Dr. William E. Cullinan, PT ’81, is dean of the College of Health Sciences, professor of biomedical sciences and director of the Integrative Neuroscience Research Center.

Cullinan received his bachelor’s degree in physical therapy from Marquette in 1981 and earned his doctorate in neuroscience from the University of Virginia in 1991. He did a postdoctoral research fellowship at the University of Michigan’s Mental Health Research Institute (1991–1995) before joining the Marquette faculty in the Department of Biomedical Sciences in 1995. His research laboratory, which has received funding from the National Institutes of Health and the National Alliance for Research on Schizophrenia and Depression, focuses on stimulatory and inhibitory brain circuits that regulate neuroendocrine responses to stress, and whose dysfunction leads to neuropsychiatric illnesses such as depression, anxiety disorders, and post-traumatic stress disorder. He has authored numerous research articles and book chapters on functional neuroanatomy, stress neurobiology, neuroendocrinology and neurophysiology in journals including Trends in Neurosciences, Brain Structure and Function, and the Journal of Neuroscience.
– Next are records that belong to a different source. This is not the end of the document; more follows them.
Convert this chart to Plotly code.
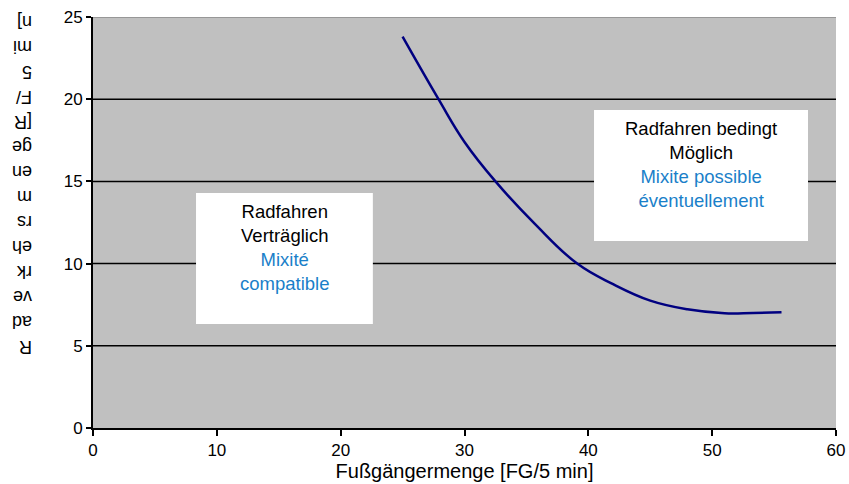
import plotly.graph_objects as go

# Data
foot_traffic = [25.0, 27.9, 30.0, 32.5, 35.7, 39.1, 42.0, 45.0, 48.0, 51.0, 53.3, 55.6]
bike_traffic = [23.8, 20.0, 17.4, 15.0, 12.4, 10.0, 8.75, 7.75, 7.22, 6.98, 7.0, 7.04]

x_ticks = [0, 10, 20, 30, 40, 50, 60]
y_ticks = [0, 5, 10, 15, 20, 25]
grid_levels = [5, 10, 15, 20]

x_title = "Fußgängermenge [FG/5 min]"
y_title_chunks = ["R", "ad", "ve", "rk", "eh", "rs", "m", "en", "ge", "[R", "F/", "5", "mi", "n]"]

zone_left = {"x0": 8.32, "x1": 22.6, "y0": 6.33, "y1": 14.3,
             "de": ["Radfahren", "Verträglich"], "fr": ["Mixité", "compatible"]}
zone_right = {"x0": 40.46, "x1": 57.74, "y0": 11.37, "y1": 19.34,
              "de": ["Radfahren bedingt", "Möglich"], "fr": ["Mixite possible", "éventuellement"]}

FONT = "Liberation Sans, Arial, sans-serif"
BLUE = "#1a7fc9"

fig = go.Figure()
fig.add_trace(go.Scatter(
    x=foot_traffic, y=bike_traffic, mode="lines",
    line=dict(color="#000080", width=2.5, shape="spline", smoothing=1.2),
    hoverinfo="skip", showlegend=False,
))

shapes = []
for g in grid_levels:
    shapes.append(dict(type="line", xref="x", yref="y", x0=0, x1=60, y0=g, y1=g,
                       line=dict(color="#000000", width=1.5), layer="below"))
shapes.append(dict(type="line", xref="x", yref="y", x0=0, x1=60, y0=25, y1=25,
                   line=dict(color="#8a8a8a", width=1.5), layer="below"))

annotations = []
for z in (zone_left, zone_right):
    shapes.append(dict(type="rect", xref="x", yref="y", x0=z["x0"], x1=z["x1"],
                       y0=z["y0"], y1=z["y1"], fillcolor="white",
                       line=dict(width=0), layer="above"))
    text = "<br>".join(z["de"]) + "<br>" + "<br>".join(
        f"<span style='color:{BLUE}'>{t}</span>" for t in z["fr"])
    annotations.append(dict(
        xref="x", yref="y", x=(z["x0"] + z["x1"]) / 2, y=z["y1"],
        yshift=-6, xanchor="center", yanchor="top", showarrow=False,
        text=text, align="center", font=dict(family=FONT, size=18.5, color="#000000"),
    ))

# y-axis title: upside-down chunks stacked bottom-to-top
bottom_px = 347
step_px = 25
plot_h = 411
plot_w = 743
for i, chunk in enumerate(y_title_chunks):
    ypx = bottom_px - i * step_px
    annotations.append(dict(
        xref="paper", yref="paper", x=(34 - 93) / plot_w, y=(428 - ypx) / plot_h,
        xanchor="right", yanchor="middle", showarrow=False, textangle=180,
        text=chunk, font=dict(family=FONT, size=18, color="#000000"),
    ))

fig.update_layout(
    width=849, height=484,
    margin=dict(l=93, r=13, t=17, b=56, autoexpand=False),
    paper_bgcolor="white", plot_bgcolor="#c0c0c0",
    font=dict(family=FONT, color="#000000"),
    shapes=shapes, annotations=annotations,
    xaxis=dict(range=[0, 60], tickvals=x_ticks, showgrid=False, zeroline=False,
               automargin=False,
               showline=True, linecolor="#000000", linewidth=2,
               ticks="outside", ticklen=6, tickcolor="#000000", tickwidth=1.5,
               tickfont=dict(size=17, family=FONT),
               title=dict(text=x_title, font=dict(size=20, family=FONT), standoff=0)),
    yaxis=dict(range=[0, 25], tickvals=y_ticks, showgrid=False, zeroline=False,
               automargin=False,
               showline=True, linecolor="#000000", linewidth=2,
               ticks="outside", ticklen=5, tickcolor="#000000", tickwidth=1.5,
               tickfont=dict(size=17, family=FONT)),
)

fig.write_html(
    "out.html",
    config={"displayModeBar": False},
    post_script="document.body.style.margin='0';document.body.style.overflow='hidden';",
)
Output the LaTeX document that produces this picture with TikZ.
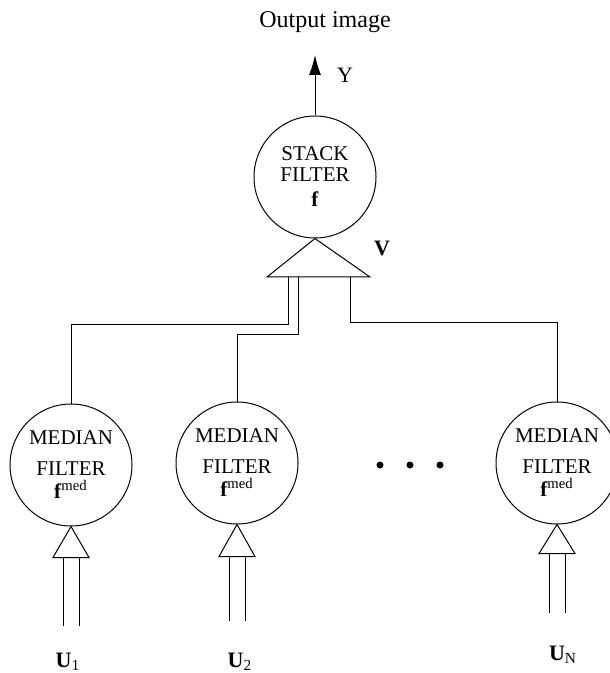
\documentclass[tikz,border=0pt]{standalone}
\usepackage{fontspec}
\setmainfont{Liberation Serif}
\usetikzlibrary{arrows.meta}
\begin{document}
\begin{tikzpicture}[x=0.5pt,y=-0.5pt,line width=0.5pt,font=\fontsize{11}{13}\selectfont]
        \tikzstyle{every node}+=[inner sep=0pt]
        \tikzstyle{filt}=[draw,circle,minimum size=61pt,align=center,font=\fontsize{10.5}{10.5}\selectfont]
        \useasboundingbox (0,0) rectangle (609,673);
        % stack filter and output
        \draw (325,22) node (title) {\fontsize{12}{14}\selectfont Output image};
        \draw (315,177) node [filt] (stack) {STACK\\FILTER\\[2pt]\textbf{f}};
        \coordinate (out) at (315,55);
        \draw [-{Latex[length=10pt,width=6pt]}] (stack.north) -- (out);
        \draw (345,75) node {Y};
        \coordinate (vl) at (267,277);
        \coordinate (vr) at (370,277);
        \draw (stack.south) -- (vr) -- (vl) -- cycle;
        \draw (382,248) node {\textbf{V}};
        % median filters
        \draw (71,465) node [filt] (med1) {MEDIAN\\[5pt]FILTER\\[1pt]\textbf{f}\textsuperscript{med}};
        \draw (237,463) node [filt] (med2) {MEDIAN\\[5pt]FILTER\\[1pt]\textbf{f}\textsuperscript{med}};
        \draw (557,463) node [filt] (medN) {MEDIAN\\[5pt]FILTER\\[1pt]\textbf{f}\textsuperscript{med}};
        \fill (380,465) circle (3.5);
        \fill (410,465) circle (3.5);
        \fill (440,465) circle (3.5);
        % branches into V
        \coordinate (b1) at (288,277);
        \coordinate (b2) at (298,277);
        \coordinate (b3) at (350,277);
        \coordinate (k1) at (288,324);
        \coordinate (k2) at (298,334);
        \coordinate (k3) at (350,322);
        \draw (b1) -- (k1) -| (med1.north);
        \draw (b2) -- (k2) -| (med2.north);
        \draw (b3) -- (k3) -| (medN.north);
        % inputs
        \draw (med1.south) -- ++(18,31) -- ++(-36,0) -- cycle;
        \draw ([shift={(-8,31)}]med1.south) -- ++(0,68);
        \draw ([shift={(8,31)}]med1.south) -- ++(0,68);
        \draw (med2.south) -- ++(18,32) -- ++(-36,0) -- cycle;
        \draw ([shift={(-8,32)}]med2.south) -- ++(0,64);
        \draw ([shift={(8,32)}]med2.south) -- ++(0,64);
        \draw (medN.south) -- ++(18,29) -- ++(-36,0) -- cycle;
        \draw ([shift={(-8,29)}]medN.south) -- ++(0,59);
        \draw ([shift={(8,29)}]medN.south) -- ++(0,59);
        \draw (68,662) node {\textbf{U}\textsubscript{1}};
        \draw (240,662) node {\textbf{U}\textsubscript{2}};
        \draw (563,655) node {\textbf{U}\textsubscript{N}};
\end{tikzpicture}
\end{document}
He founded the Integrative Neuroscience Research Center at Marquette in 2001, which brings together campus neuroscientists around a biweekly seminar series.

Cullinan teaches courses in anatomy, neuroanatomy, and neuroscience to undergraduate students, as well as neuroanatomy to students in professional programs in physician assistant studies and in dentistry.  He also presents a biweekly neuroscience lecture series to neurosurgical residents at the Medical College of Wisconsin, where he is Adjunct Professor of Neurosurgery.  He also established and directs a unique human brain dissection and neuroscience review course that draws a large national audience to Marquette each year.  He was named to the International Advisory Board of Netter’s Atlas of Human Anatomy in 2018.

Cullinan has served as dean of the College of Health Sciences since 2007.  During his tenure as dean, the college has seen growth in undergraduate enrollment, expansion of clinical professional programs and research expenditures, the development and launching of new master’s and professional programs, the addition of new clinics, and elevated program national rankings.  He was also instrumental in the development of Marquette’s biomedical sciences undergraduate major, which was established in 1997 and quickly grew to become the university’s largest undergraduate program, currently serving as academic home to over 700 students.  He received the university’s John P. Raynor, S.J., Faculty Award for Teaching Excellence in 2002 and the John P. Raynor, S.J., Professorship in 2006.